Abstract

It is certainly difficult to assess whether, and to what degree, international anti-slavery legislation has been successful. The facts are that in the nineteenth century, legal and religious motivations were conjoined with technical developments creating a situation in which the manpower problem came to differ in essentials from that which had sustained slavery, both in “exporter” and “importer” countries. In the result slavery was abolished west of the Atlantic, and with it slave trade on the western shores of Africa. It soon transpired, however, that the disintegration of the westward-bound trade only reinforced its eastward branch. Although attempts were made at an international level to extend to the East the western experience in abolition of the slave trade, they did not meet with full success, and, apart from the protection of women and minorities, abolition of slavery remains today the main problem of group protection confronting the United Nations Organization.

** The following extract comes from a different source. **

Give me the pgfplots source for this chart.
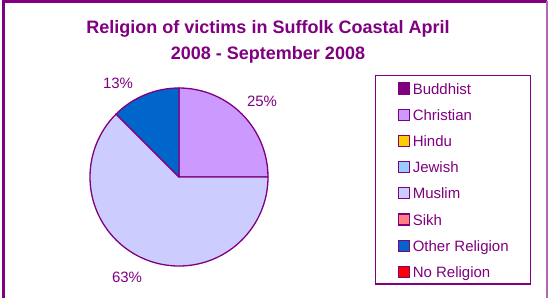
\documentclass[border=0pt]{standalone}
\usepackage{pgfplots}
\usepackage{pgfplotstable}
\pgfplotsset{compat=1.18}
\usepackage{fontspec}
\setmainfont{Liberation Sans}
\definecolor{frame}{HTML}{800080}
\definecolor{slicecol0}{HTML}{800080}
\definecolor{slicecol1}{HTML}{CC99FF}
\definecolor{slicecol2}{HTML}{FFCC00}
\definecolor{slicecol3}{HTML}{99CCFF}
\definecolor{slicecol4}{HTML}{CCCCFF}
\definecolor{slicecol5}{HTML}{FF8080}
\definecolor{slicecol6}{HTML}{0066CC}
\definecolor{slicecol7}{HTML}{FF0000}

% share of victims, percent
\pgfplotstableread[col sep=comma,row sep=\\]{
name,value\\
Buddhist,0\\
Christian,25\\
Hindu,0\\
Jewish,0\\
Muslim,62.5\\
Sikh,0\\
Other Religion,12.5\\
No Religion,0\\
}\religion

\gdef\cum{0}
\foreach \i in {0,...,7}{%
  \pgfplotstablegetelem{\i}{value}\of\religion
  \pgfmathsetmacro\v{\pgfplotsretval}%
  \pgfmathsetmacro\s{90-3.6*\cum}%
  \pgfmathsetmacro\e{90-3.6*(\cum+\v)}%
  \expandafter\xdef\csname sliceS\i\endcsname{\s}%
  \expandafter\xdef\csname sliceE\i\endcsname{\e}%
  \expandafter\xdef\csname sliceV\i\endcsname{\v}%
  \pgfplotstablegetelem{\i}{name}\of\religion
  \expandafter\xdef\csname sliceN\i\endcsname{\pgfplotsretval}%
  \pgfmathsetmacro\c{\cum+\v}\xdef\cum{\c}%
}

\begin{document}
\begin{tikzpicture}[x=1bp,y=1bp]
\useasboundingbox (0,0) rectangle (548,297);
\clip (0,0) rectangle (548,297);
\fill[white] (0,0) rectangle (548,297);
\draw[frame, line width=3bp] (3.3,-10) -- (3.3,295.6) -- (546.8,295.6);
\draw[frame!60, line width=1.2bp] (546.9,295.6) -- (546.9,-10);
\node[anchor=base, text=frame, font=\fontsize{18bp}{22bp}\selectfont\bfseries, inner sep=0pt] at (268,264) {Religion of victims in Suffolk Coastal April};
\node[anchor=base, text=frame, font=\fontsize{18bp}{22bp}\selectfont\bfseries, inner sep=0pt] at (268,237.7) {2008 - September 2008};
\begin{axis}[
  at={(179bp,120bp)}, anchor=origin,
  x=89bp, y=89bp, xmin=-1, xmax=1, ymin=-1, ymax=1,
  hide axis, clip=false,
  legend image code/.code={\draw[#1] (0bp,0bp) rectangle (11bp,11bp);},
  legend cell align=left,
  legend style={at={(1.601,1.073)}, anchor=north west, draw=frame, line width=1.2bp,
    fill=white, inner xsep=22bp, inner ysep=3bp, row sep=7.2bp, column sep=3bp,
    font=\fontsize{15bp}{18bp}\selectfont, text=frame,
    nodes={inner sep=0pt, text height=15.4bp, text depth=3.6bp, anchor=base west}},
]
\pgfplotsinvokeforeach{0,...,7}{%
  \ifdim\csname sliceV#1\endcsname pt>0pt
  \filldraw[fill=slicecol#1, draw=frame, line width=1.3bp, line join=round]
    (axis cs:0,0) -- ++(\csname sliceS#1\endcsname:89bp)
    arc[start angle=\csname sliceS#1\endcsname, end angle=\csname sliceE#1\endcsname, radius=89bp] -- cycle;
  \fi
}
\pgfplotsinvokeforeach{0,...,7}{%
  \addlegendimage{fill=slicecol#1, draw=frame, line width=1.2bp}
  \addlegendentry{\csname sliceN#1\endcsname}
}
\node[text=frame, font=\fontsize{15bp}{18bp}\selectfont] at (axis cs:0.933,0.854) {25\%};
\node[text=frame, font=\fontsize{15bp}{18bp}\selectfont] at (axis cs:-0.685,1.056) {13\%};
\node[text=frame, font=\fontsize{15bp}{18bp}\selectfont] at (axis cs:-0.584,-1.124) {63\%};
\end{axis}
\end{tikzpicture}
\end{document}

At present, the U.N. is negotiating for its third set of “teeth” with which to confront this problem.The standing of the United Nations in this matter, is that of an Agent of Protection—a function which has in the last two hundred years or so developed in each case where international legislation related to groups of beneficiaries (such as slaves, minorities, prisoners-of-war, etc.) which have no independent standing as subjects of International Law, and therefore are incapable of negotiating for themselves (or through representatives appointed by them) the conditions of their protection in respect to sovereign States as obligatees, and even less of providing for a control of such protection and the obtention of remedial action. The range of effectiveness of such Agents of Protection is obviously indicated with the effective influence which such agencies may exercise in the orbit of Order (and Protection) through Authority—as an Order subsidiary and supplementary to the Order (and Protection) through Consent.